#### [Task objective]
Print nothing but the lines from the start of the listing below through the line that contains "2361.25, 2360.75, 2363.25]". Do not include the pictures.

|---|

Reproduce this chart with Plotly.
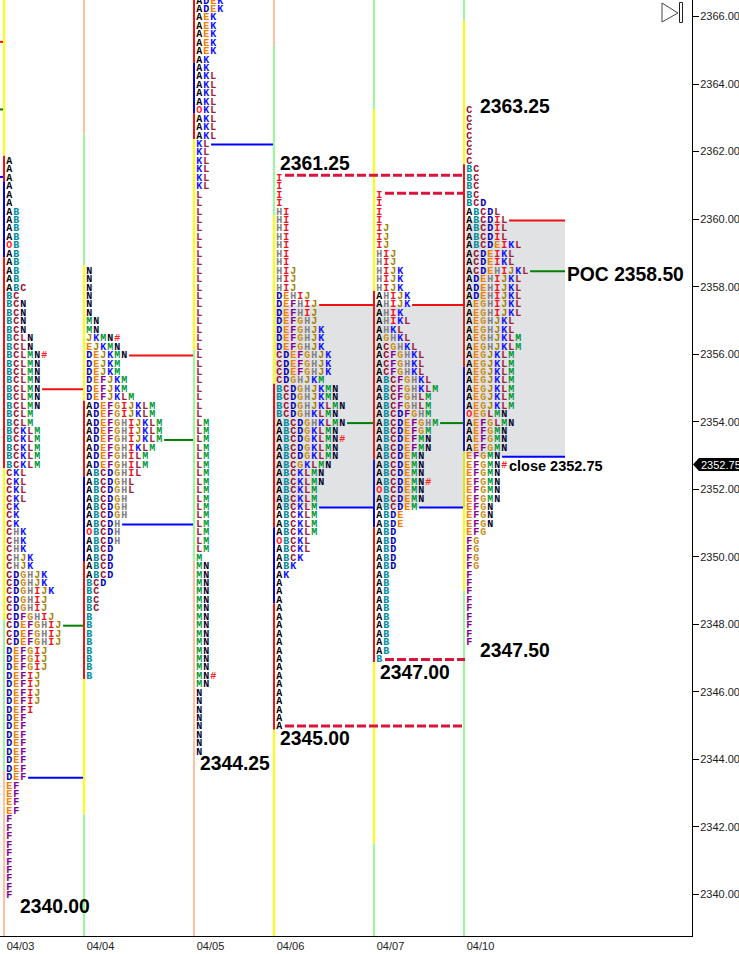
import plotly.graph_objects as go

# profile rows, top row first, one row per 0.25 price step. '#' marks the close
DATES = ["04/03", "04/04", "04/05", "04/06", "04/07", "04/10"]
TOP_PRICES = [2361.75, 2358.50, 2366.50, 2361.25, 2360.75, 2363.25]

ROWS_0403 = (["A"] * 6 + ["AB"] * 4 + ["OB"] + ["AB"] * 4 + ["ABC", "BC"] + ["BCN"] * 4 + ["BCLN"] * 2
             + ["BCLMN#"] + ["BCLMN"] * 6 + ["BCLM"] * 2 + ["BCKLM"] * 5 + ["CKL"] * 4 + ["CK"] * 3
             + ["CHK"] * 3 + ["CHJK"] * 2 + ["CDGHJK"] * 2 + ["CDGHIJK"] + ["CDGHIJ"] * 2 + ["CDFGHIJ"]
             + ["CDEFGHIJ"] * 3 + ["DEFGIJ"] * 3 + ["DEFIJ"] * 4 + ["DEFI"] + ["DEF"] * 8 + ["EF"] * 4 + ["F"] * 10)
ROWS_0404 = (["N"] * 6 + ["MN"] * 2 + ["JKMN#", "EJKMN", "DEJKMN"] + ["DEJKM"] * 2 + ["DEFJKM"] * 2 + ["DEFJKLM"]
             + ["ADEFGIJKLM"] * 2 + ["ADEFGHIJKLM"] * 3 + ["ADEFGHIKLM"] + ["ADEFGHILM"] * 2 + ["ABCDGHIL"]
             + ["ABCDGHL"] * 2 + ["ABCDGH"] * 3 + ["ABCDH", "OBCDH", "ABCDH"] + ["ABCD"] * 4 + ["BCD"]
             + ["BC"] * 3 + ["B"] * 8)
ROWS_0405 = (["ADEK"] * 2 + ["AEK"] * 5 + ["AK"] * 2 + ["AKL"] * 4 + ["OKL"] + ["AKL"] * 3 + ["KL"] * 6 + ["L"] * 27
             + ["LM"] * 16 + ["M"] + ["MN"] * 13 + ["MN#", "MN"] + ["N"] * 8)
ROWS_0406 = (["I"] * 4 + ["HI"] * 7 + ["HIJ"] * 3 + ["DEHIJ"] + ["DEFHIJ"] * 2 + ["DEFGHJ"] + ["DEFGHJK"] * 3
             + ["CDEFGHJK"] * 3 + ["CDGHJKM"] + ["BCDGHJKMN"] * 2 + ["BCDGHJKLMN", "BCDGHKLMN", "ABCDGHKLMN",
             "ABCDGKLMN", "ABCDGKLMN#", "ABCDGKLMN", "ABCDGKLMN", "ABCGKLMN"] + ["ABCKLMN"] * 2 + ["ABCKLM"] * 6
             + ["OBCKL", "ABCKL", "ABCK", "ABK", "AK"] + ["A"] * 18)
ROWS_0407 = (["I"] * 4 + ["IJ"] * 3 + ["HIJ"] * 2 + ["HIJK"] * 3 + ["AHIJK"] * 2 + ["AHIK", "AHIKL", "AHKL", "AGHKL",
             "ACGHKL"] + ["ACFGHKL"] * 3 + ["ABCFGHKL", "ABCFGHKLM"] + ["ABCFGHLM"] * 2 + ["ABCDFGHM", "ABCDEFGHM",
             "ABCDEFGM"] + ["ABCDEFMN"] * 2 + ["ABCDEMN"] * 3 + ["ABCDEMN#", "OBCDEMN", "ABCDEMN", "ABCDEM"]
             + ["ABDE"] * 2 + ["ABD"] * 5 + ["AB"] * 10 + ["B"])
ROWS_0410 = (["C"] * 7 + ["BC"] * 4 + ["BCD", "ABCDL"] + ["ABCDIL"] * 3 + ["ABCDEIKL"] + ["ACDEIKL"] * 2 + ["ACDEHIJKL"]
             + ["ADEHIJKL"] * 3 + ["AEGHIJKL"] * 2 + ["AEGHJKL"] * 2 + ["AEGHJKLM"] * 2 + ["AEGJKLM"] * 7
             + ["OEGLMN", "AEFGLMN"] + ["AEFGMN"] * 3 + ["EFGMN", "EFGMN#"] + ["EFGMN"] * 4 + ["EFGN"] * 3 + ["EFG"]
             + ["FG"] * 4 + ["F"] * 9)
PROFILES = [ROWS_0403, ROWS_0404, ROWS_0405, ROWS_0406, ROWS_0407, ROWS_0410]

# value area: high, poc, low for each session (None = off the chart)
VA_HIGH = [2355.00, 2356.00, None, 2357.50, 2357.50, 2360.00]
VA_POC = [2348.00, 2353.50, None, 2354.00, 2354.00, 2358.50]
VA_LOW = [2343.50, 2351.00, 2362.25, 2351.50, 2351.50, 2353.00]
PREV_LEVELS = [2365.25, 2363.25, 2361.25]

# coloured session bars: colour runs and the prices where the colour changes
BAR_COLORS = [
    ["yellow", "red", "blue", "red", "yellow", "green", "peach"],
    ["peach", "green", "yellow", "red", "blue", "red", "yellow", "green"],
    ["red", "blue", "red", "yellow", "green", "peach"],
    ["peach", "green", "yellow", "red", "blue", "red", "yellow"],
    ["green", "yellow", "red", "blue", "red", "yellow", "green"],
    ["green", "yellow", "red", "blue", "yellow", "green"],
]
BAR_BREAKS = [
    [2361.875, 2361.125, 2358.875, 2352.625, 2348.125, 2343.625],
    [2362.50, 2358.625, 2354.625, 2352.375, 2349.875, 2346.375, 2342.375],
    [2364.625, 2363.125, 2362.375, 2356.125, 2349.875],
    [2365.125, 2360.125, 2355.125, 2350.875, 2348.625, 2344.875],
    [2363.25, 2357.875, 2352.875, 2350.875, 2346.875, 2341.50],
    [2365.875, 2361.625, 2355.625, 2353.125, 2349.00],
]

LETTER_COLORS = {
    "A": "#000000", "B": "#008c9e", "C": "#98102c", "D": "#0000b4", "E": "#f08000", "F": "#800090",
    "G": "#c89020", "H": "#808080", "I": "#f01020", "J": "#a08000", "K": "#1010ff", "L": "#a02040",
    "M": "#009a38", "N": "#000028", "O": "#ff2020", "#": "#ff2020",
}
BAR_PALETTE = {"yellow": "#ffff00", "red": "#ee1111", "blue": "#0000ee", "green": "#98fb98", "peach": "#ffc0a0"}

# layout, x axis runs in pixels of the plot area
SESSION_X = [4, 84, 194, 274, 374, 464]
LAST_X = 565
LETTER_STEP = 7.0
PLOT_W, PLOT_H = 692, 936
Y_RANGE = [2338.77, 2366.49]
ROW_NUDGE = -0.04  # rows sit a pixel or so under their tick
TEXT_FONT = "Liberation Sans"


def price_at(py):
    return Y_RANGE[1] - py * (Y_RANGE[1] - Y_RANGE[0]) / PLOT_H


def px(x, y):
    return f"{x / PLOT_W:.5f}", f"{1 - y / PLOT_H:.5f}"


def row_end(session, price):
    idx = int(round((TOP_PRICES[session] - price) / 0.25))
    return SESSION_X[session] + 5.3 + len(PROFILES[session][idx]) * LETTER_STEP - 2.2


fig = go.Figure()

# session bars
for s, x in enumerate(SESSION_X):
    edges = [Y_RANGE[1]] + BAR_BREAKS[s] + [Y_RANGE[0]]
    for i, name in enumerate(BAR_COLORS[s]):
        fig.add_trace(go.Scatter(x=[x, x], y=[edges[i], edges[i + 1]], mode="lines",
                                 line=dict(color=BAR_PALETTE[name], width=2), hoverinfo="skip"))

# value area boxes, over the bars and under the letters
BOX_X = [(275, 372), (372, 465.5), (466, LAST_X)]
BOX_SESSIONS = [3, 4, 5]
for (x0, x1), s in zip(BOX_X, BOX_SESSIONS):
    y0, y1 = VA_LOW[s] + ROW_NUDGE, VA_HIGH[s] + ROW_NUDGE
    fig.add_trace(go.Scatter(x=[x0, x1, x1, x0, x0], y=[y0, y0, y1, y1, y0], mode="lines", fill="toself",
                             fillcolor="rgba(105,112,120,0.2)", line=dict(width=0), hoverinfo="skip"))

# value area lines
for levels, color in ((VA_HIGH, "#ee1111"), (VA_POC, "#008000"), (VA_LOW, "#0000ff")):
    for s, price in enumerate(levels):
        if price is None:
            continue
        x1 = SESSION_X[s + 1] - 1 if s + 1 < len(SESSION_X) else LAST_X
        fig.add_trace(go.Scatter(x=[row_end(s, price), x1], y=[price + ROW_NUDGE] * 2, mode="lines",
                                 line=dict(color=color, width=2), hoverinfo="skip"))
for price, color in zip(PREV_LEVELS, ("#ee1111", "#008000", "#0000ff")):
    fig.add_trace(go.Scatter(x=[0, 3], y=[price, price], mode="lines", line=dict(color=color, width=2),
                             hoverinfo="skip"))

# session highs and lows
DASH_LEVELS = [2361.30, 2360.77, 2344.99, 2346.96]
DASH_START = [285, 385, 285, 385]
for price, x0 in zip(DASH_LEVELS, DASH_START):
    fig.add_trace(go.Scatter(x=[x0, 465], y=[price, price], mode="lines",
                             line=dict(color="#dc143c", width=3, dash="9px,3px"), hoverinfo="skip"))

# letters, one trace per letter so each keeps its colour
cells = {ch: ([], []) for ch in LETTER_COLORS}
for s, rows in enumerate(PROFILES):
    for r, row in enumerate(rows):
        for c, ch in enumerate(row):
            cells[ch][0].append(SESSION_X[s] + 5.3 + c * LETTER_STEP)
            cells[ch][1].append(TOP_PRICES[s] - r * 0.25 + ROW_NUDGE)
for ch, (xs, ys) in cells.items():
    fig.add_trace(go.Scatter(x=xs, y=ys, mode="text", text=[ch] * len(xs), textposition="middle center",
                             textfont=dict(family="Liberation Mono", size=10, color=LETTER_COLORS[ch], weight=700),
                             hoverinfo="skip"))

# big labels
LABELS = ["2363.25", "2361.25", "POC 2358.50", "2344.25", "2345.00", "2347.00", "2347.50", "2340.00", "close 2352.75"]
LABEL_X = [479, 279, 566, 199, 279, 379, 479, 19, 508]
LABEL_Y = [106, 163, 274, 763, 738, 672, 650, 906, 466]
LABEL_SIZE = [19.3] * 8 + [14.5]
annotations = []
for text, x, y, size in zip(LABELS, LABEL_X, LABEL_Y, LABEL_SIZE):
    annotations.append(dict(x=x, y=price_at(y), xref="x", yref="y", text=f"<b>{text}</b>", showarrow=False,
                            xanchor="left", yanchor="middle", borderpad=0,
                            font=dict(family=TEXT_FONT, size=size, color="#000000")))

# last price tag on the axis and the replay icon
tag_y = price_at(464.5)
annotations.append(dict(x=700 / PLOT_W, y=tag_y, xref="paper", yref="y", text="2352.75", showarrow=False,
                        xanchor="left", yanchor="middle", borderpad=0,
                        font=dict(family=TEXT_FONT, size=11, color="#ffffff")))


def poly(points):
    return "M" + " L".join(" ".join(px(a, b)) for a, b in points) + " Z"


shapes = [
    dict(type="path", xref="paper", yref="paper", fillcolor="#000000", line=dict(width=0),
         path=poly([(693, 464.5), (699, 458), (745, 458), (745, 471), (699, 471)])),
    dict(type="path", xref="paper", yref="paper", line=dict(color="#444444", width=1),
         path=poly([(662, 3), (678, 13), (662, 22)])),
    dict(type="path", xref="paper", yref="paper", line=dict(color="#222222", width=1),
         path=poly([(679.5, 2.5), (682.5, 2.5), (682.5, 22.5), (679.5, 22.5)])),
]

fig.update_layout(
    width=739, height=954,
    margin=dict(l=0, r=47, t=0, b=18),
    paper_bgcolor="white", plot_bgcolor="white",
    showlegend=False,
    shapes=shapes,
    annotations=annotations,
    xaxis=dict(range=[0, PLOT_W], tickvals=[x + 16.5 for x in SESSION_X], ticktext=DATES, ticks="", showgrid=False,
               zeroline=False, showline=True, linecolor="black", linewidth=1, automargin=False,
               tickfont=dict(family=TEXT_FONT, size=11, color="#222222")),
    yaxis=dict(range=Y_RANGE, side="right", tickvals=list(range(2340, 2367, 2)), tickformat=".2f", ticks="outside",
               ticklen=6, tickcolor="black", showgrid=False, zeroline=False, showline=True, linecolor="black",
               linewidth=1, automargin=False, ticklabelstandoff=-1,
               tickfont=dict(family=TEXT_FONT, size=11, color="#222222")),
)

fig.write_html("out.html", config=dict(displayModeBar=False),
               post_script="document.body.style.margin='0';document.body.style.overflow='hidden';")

|---|

#### [Reply]
Reproduce this chart with Plotly.
import plotly.graph_objects as go

# profile rows, top row first, one row per 0.25 price step. '#' marks the close
DATES = ["04/03", "04/04", "04/05", "04/06", "04/07", "04/10"]
TOP_PRICES = [2361.75, 2358.50, 2366.50, 2361.25, 2360.75, 2363.25]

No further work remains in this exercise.